England experienced this summer severe droughts and extreme heat. The Green Party has called for an immediate enforcement order on water companies along with a cut to executive pay and dividends. Their biggest request is to bring the water supply back into public ownership as soon as possible.
The party pointed to monopoly enterprises losing between a quarter and a fifth of the water due to unrepaired leaks.
Every day 3 thousand million litres of water are wasted in the UK
According to Maintain Drains, the most wasteful companies throw away more water than they provide to their clients. As they mention in their site “Britain’s network of water pipes is riddled with leaks”:
Adrian Ramsay, co-leader of the Green Party commented:
“As the country faces a severe drought and people are asked to cut their water use, more than three billion litres of clean water are wasted every day due to a network of pipes riddled with leaks. […] It’s time to hold the water companies and the water regulator to account and see some firm action against this scandal”.
Maintain Drains explained that since many of the leaks are far from the town centers, it is cheaper to leave the gushes than to repair them. Critics of water businesses highlight the lack of regulation and competition in the industry.
“We need to take the water supply back into public ownership”

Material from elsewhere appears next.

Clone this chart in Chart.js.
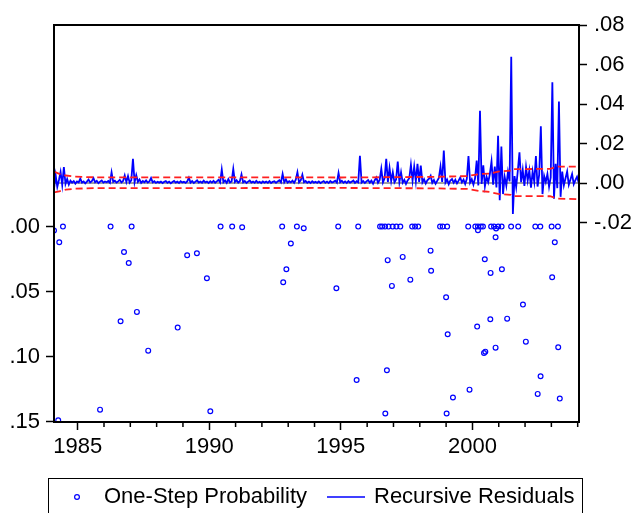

The Green Party also demanded to cut dividends in the companies and ensure bosses earn no more than ten times the salary of the lowest paid in their firms:
“The water industry cannot continue to be rewarded for failure. The £57billion paid out in dividends over the last 30 years and hugely inflated salaries of water bosses should have gone towards plugging the leaks. Instead of these companies being awash with profits and leaking funds towards shareholders.”
Adrian Ramsay5t
Ultimately, their solution is to renationalize water companies. For Carla Denyer, co-leader of the Green Party, the privatization experiment failed. She wrote:
“If we are going to end leaks and stop sewage from going into rivers and ending up on our coastline, we need to take the water supply back into public ownership, run for the benefit of the public, rather than shareholders.”
Denyer added: “Only the government can intervene at the scale required to avoid a catastrophe this winter.”
For her, the future of greener and lower bills is not only renationalizing water, but also the main energy firms.